Some folks may have followed the media coverage of the trial more closely than others, but media coverage is hardly reliable (Really KTVU? You really thought the Asiana Airlines pilot name was Sum Ting Wong?). The fact is, none of the millions of folks who have flooded news media comments sections and message boards or huddled around the office water cooler were at the trial. They did not hear the actual charges that were brought, the jury instructions related to those charges, and the evidence and testimony presented by each side on those charges. But if there’s one thing we Americans can be proud of, it’s that we refuse to let ignorance get in our way. Sure, we could educate ourselves and dig through the complexities of the law and evidence in the Zimmerman trial, but it’s so much easier to read those sexy CNN headlines or watch a three-minute segment on the case. For me, it’s like watching the NBA. Watching a game is not nearly as enjoyable as listening to Charles Barkley rant a bunch of provocative, albeit incoherent at times, commentary over the game. 

There are three lessons we can learn from the public verdicts on Zimmerman. The first has to do with the shortcuts we take to decision-making. Several decades of research has shown, in the face of complexity, people will find an easier, peripheral route to decision-making that helps them avoid too much mental exertion. For example, rather than consider all of the nutritional, taste, cost, and other substantive factors about Wheaties cereal versus an alternative, I used to buy Wheaties because Michael Jordan was on the front of the box. In this respect, we are a lazy species (Where are my diet pills?). We prefer soundbytes and sexy headlines over substantive analysis. Anyone who has ever picked a jury has heard a prospective juror talk about the jury who ridiculously awarded a woman $1M after she spilled coffee all over herself. But you never hear them mention the numerous citations for excessively hot coffee that McDonald’s received beforehand. You never hear them describe the god-awful injuries the woman suffered when the cup disintegrated between her legs. Those facts just aren’t as interesting for some reason. It makes for better gossip and elevator talk to just say she spilled it on herself and then tried to blame someone else.

The media has made the temptation to render personal verdicts even more seductive by introducing some core, divisive values.
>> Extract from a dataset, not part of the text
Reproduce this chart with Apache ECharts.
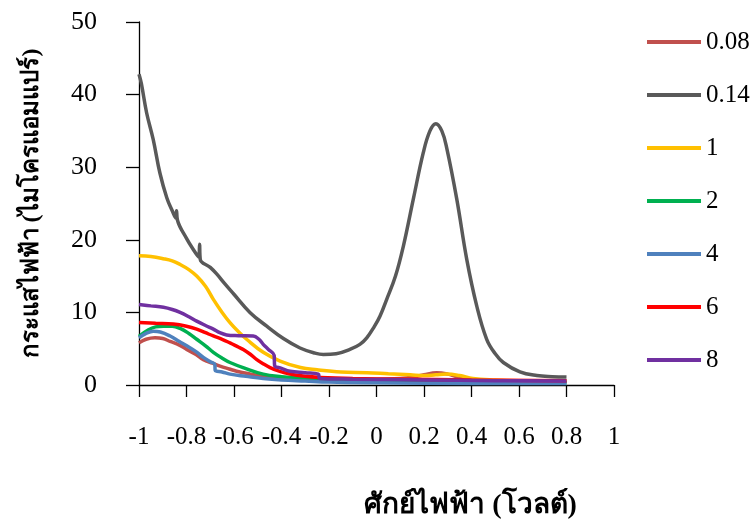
<!DOCTYPE html>
<html>
<head>
<meta charset="utf-8">
<script src="https://cdn.jsdelivr.net/npm/echarts@6/dist/echarts.min.js"></script>
<style>html,body{margin:0;padding:0;background:#fff}#c{width:755px;height:527px}</style>
</head>
<body>
<div id="c"></div>
<script>
const seriesNames = ['0.08', '0.14', '1', '2', '4', '6', '8'];
const xTicks = [-1, -0.8, -0.6, -0.4, -0.2, 0, 0.2, 0.4, 0.6, 0.8, 1];
const yTicks = [0, 10, 20, 30, 40, 50];

const s008 = [[-1,5.8],[-0.97,6.3],[-0.933,6.5],[-0.9,6.4],[-0.869,6.0],[-0.83,5.5],[-0.799,4.9],[-0.76,4.2],[-0.729,3.5],[-0.69,3.0],[-0.659,2.6],[-0.62,2.2],[-0.589,1.9],[-0.53,1.5],[-0.477,1.2],[-0.4,1.0],[-0.3,0.9],[-0.2,0.85],[-0.1,0.8],[0,0.8],[0.1,0.9],[0.155,1.1],[0.2,1.4],[0.253,1.7],[0.3,1.5],[0.34,1.1],[0.38,0.8],[0.45,0.6],[0.6,0.5],[0.8,0.45]];
const s014 = [[-1,42.8],[-0.99,41.5],[-0.968,37.5],[-0.94,33.8],[-0.912,29.2],[-0.883,25.8],[-0.86,24.0],[-0.845,23.0],[-0.842,24.0],[-0.838,22.7],[-0.80,20.2],[-0.77,18.6],[-0.748,17.6],[-0.745,19.4],[-0.742,17.3],[-0.70,16.2],[-0.673,15.3],[-0.64,14.0],[-0.603,12.6],[-0.533,10.0],[-0.462,8.1],[-0.392,6.4],[-0.322,5.1],[-0.26,4.4],[-0.224,4.2],[-0.17,4.3],[-0.112,4.9],[-0.07,5.6],[-0.041,6.5],[-0.01,8.0],[0.015,9.5],[0.043,11.8],[0.08,15.0],[0.113,19.1],[0.155,25.6],[0.197,32.0],[0.225,35.0],[0.25,36.0],[0.275,35.0],[0.296,32.6],[0.338,25.6],[0.38,17.3],[0.422,10.9],[0.464,6.3],[0.5,4.3],[0.534,3.1],[0.604,1.8],[0.675,1.3],[0.74,1.15],[0.8,1.1]];
const s1 = [[-1,17.8],[-0.95,17.7],[-0.897,17.4],[-0.86,17.1],[-0.827,16.6],[-0.79,15.9],[-0.757,15.0],[-0.72,13.6],[-0.687,11.8],[-0.65,10.0],[-0.617,8.6],[-0.58,7.3],[-0.547,6.3],[-0.477,4.5],[-0.406,3.3],[-0.32,2.4],[-0.25,2.1],[-0.15,1.8],[-0.04,1.7],[0.05,1.55],[0.143,1.4],[0.2,1.3],[0.25,1.4],[0.296,1.5],[0.35,1.3],[0.406,0.9],[0.5,0.7],[0.6,0.6],[0.8,0.55]];
const s2 = [[-1,6.7],[-0.96,7.6],[-0.93,8.0],[-0.897,8.1],[-0.86,8.1],[-0.827,7.8],[-0.79,7.1],[-0.757,6.3],[-0.72,5.4],[-0.687,4.5],[-0.65,3.7],[-0.617,3.1],[-0.553,2.3],[-0.477,1.5],[-0.4,1.15],[-0.336,1.0],[-0.2,0.8],[0,0.6],[0.3,0.45],[0.8,0.3]];
const s4 = [[-1,6.5],[-0.97,7.1],[-0.94,7.4],[-0.91,7.3],[-0.869,6.75],[-0.83,6.0],[-0.799,5.4],[-0.76,4.6],[-0.729,3.8],[-0.70,3.2],[-0.681,2.85],[-0.679,2.0],[-0.65,1.8],[-0.617,1.5],[-0.55,1.2],[-0.477,0.9],[-0.4,0.7],[-0.3,0.55],[-0.2,0.4],[0,0.3],[0.4,0.2],[0.8,0.2]];
const s6 = [[-1,8.6],[-0.93,8.5],[-0.855,8.4],[-0.8,8.1],[-0.757,7.7],[-0.72,7.2],[-0.687,6.75],[-0.65,6.3],[-0.617,5.8],[-0.58,5.2],[-0.561,4.9],[-0.53,4.2],[-0.504,3.5],[-0.476,2.9],[-0.448,2.4],[-0.41,1.9],[-0.364,1.5],[-0.3,1.2],[-0.238,1.05],[-0.1,0.9],[0.1,0.8],[0.4,0.7],[0.8,0.6]];
const s8 = [[-1,11.1],[-0.95,10.9],[-0.897,10.7],[-0.86,10.4],[-0.827,10.0],[-0.79,9.4],[-0.757,8.8],[-0.72,8.2],[-0.687,7.7],[-0.66,7.2],[-0.631,6.9],[-0.58,6.8],[-0.519,6.75],[-0.495,6.3],[-0.477,5.6],[-0.455,4.9],[-0.431,4.1],[-0.429,2.7],[-0.4,2.3],[-0.364,1.9],[-0.3,1.7],[-0.245,1.5],[-0.239,0.9],[-0.1,0.8],[0.2,0.7],[0.5,0.6],[0.8,0.55]];

const seriesData = [s008, s014, s1, s2, s4, s6, s8];
const colors = ['#C0504D', '#595959', '#FFC000', '#00B050', '#4F81BD', '#FF0000', '#7030A0'];

const chart = echarts.init(document.getElementById('c'), null, {renderer: 'canvas'});
const serif = '"Liberation Serif", "Times New Roman", serif';
const thai = '"Liberation Serif", "Noto Sans", "DejaVu Sans", sans-serif';

chart.setOption({
  animation: false,
  backgroundColor: '#ffffff',
  color: colors,
  grid: {left: 139, right: 141, top: 22, bottom: 142},
  legend: {
    orient: 'vertical',
    left: 647,
    top: 29,
    padding: 0,
    icon: 'rect',
    itemWidth: 54,
    itemHeight: 4,
    itemGap: 27,
    textStyle: {fontFamily: serif, fontSize: 25, color: '#000', lineHeight: 26},
    data: seriesNames
  },
  xAxis: {
    type: 'value',
    min: -1, max: 1, interval: 0.2,
    axisLine: {show: true, onZero: false, lineStyle: {color: '#000', width: 1.3}},
    axisTick: {show: true, length: 12, lineStyle: {color: '#000', width: 1.3}},
    splitLine: {show: false},
    axisLabel: {
      margin: 40, color: '#000', fontFamily: serif, fontSize: 25,
      formatter: function (v) { const r = Math.round(v * 10) / 10; return xTicks.includes(r) ? String(r) : ''; }
    },
    name: 'ศักย์ไฟฟ้า (โวลต์)',
    nameLocation: 'middle',
    nameGap: 107,
    nameTextStyle: {fontFamily: thai, fontSize: 28, fontWeight: 'bold', color: '#000', padding: [0,0,0,188]}
  },
  yAxis: {
    type: 'value',
    min: 0, max: 50, interval: 10,
    axisLine: {show: true, onZero: false, lineStyle: {color: '#000', width: 1.3}},
    axisTick: {show: true, length: 13, lineStyle: {color: '#000', width: 1.3}},
    splitLine: {show: false},
    axisLabel: {
      margin: 42, color: '#000', fontFamily: serif, fontSize: 26,
      formatter: function (v) { return yTicks.includes(v) ? String(v) : ''; }
    },
    name: 'กระแสไฟฟ้า (ไมโครแอมแปร์)',
    nameLocation: 'middle',
    nameGap: 95,
    nameRotate: 90,
    nameTextStyle: {fontFamily: thai, fontSize: 24, fontWeight: 'bold', color: '#000'}
  },
  series: seriesData.map((d, i) => ({
    name: seriesNames[i],
    type: 'line',
    data: d,
    symbol: 'none',
    smooth: 0.4,
    lineStyle: {width: 3.5, color: colors[i]},
    itemStyle: {color: colors[i]}
  }))
});
</script>
</body>
</html>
You have gun rights, race, and crime all mixed up into one soon-to-be Oxygen movie-of-the-week. That brings us to our second lesson: Values, not facts, drive decision-making. Talk to any electioneer and he or she will tell you that people care about issues, not facts. A wealth of political and jury research has offered plenty of confirmation. Al Gore and John Kerry were prime examples of the shortcomings of messages focused on facts rather than principles. Obama, in Reagan-like fashion, was able to reverse this perilous trend of Democratic campaigns by getting it back to core principles (hope). Values or issues activate the peripheral route of decision-making. They provide a powerful and psychological-satisfying framework that “tells us everything we need to know” about an issue without actually knowing much. In other words, some people don’t need to follow the actual law and evidence in Zimmermania because they already know how they feel about defending oneself against crime. Others already know how they feel about racism and violence against minorities.
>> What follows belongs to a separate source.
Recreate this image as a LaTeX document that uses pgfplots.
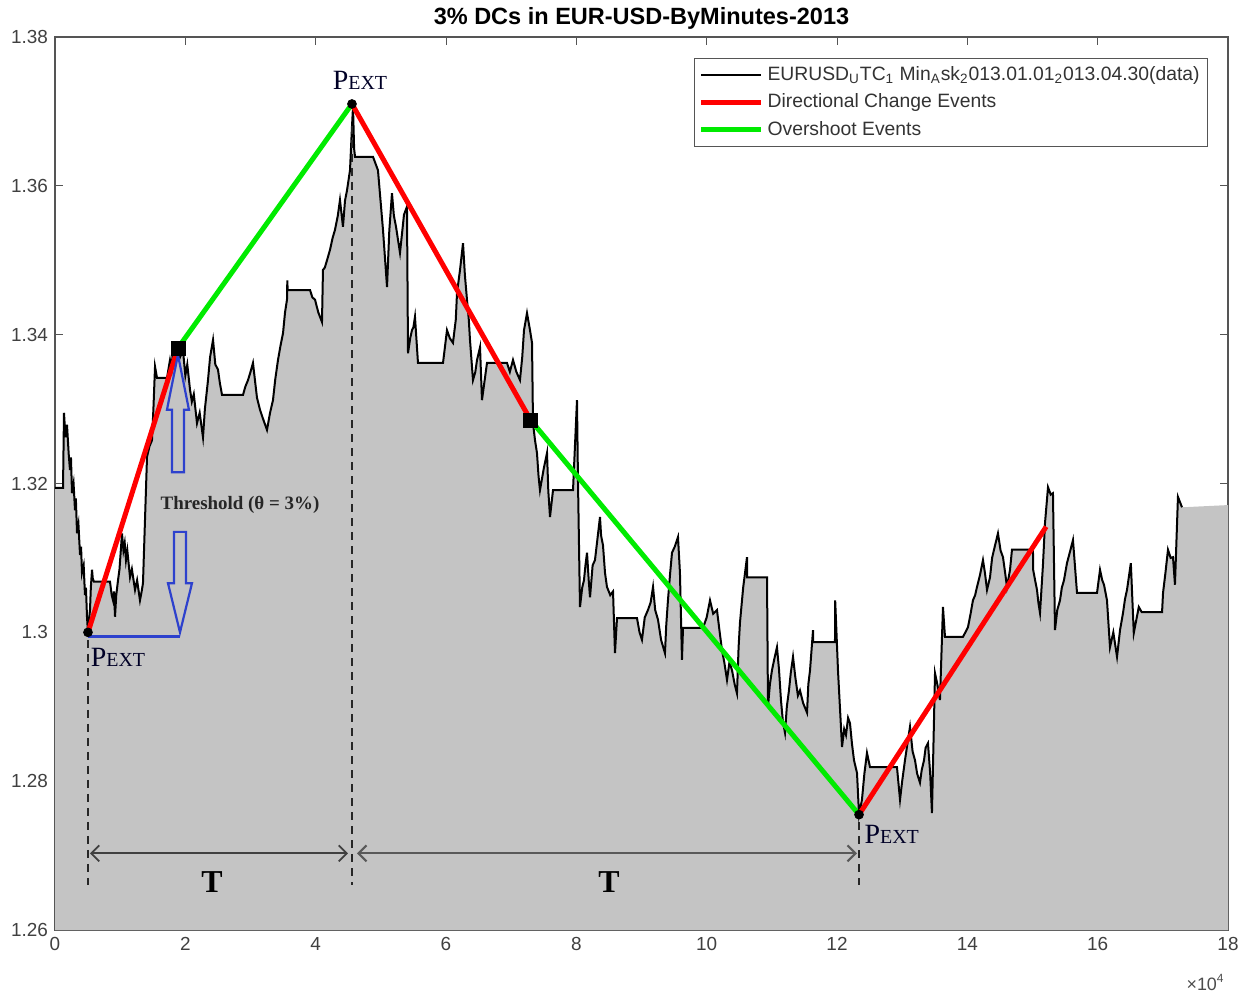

That brings us to our third and final lesson. Academia calls it “motivated rationality.” Stephen Colbert calls it “truthiness.” Whereas Plato, Aristotle, and many other dead philosophers someone might reference at a party (who the heck invited that guy?) proposed a rational process for decision-making where one draw necessary and/or sufficient conclusions from available information, the actual process used by most folks is quite different. Research shows people tend to arrive at conclusions first and then focus on the facts and evidence that supports that conclusion while ignoring, rejecting, or discounting facts and evidence that go against that conclusion. To get back to politics, consider the Birthers. So convinced that Obama is not “one of us,” if you show them his birth certificate, they will just declare it fake. What reason do they have to believe it’s fake? Well, if Obama’s not “one of us,” it must be fake, right? This is why it is so difficult to change people’s minds on divisive issues. The very process of opinion formation tends to close the door on the opportunity for opinion change. We’re not open to change because we’re so focused on collecting more information that reinforces what we want to believe. A fMRI decision-making study at Emory University highlighted this process. Using fMRI machines to examine what goes on in subjects’ brains when they make decisions, the data showed the brain releases dopamine (the brain’s pleasure drug) when individuals are exposed to information that supports what they want to believe. The researchers described it as subjects giving themselves a “neurological pat on the back” for finding something that reinforces what the brain wants to believe.

These three lessons tell us all we need to know about decision-making. Aspiring architects of persuasion who try to get around these lessons are setting themselves up for failure.  In the litigation setting, this typically leads to cries about how “broken” our jury system is. Then, when the same attorney loses on appeal, he or she cries about how unfair or unreasonable the judges were. It goes on and on. Persuasion is about what the audience wants to believe not what you think the facts show. It doesn’t happen with just “stupid” people. This decision-making process pervades the minds of America’s brightest. It’s simply the way we are.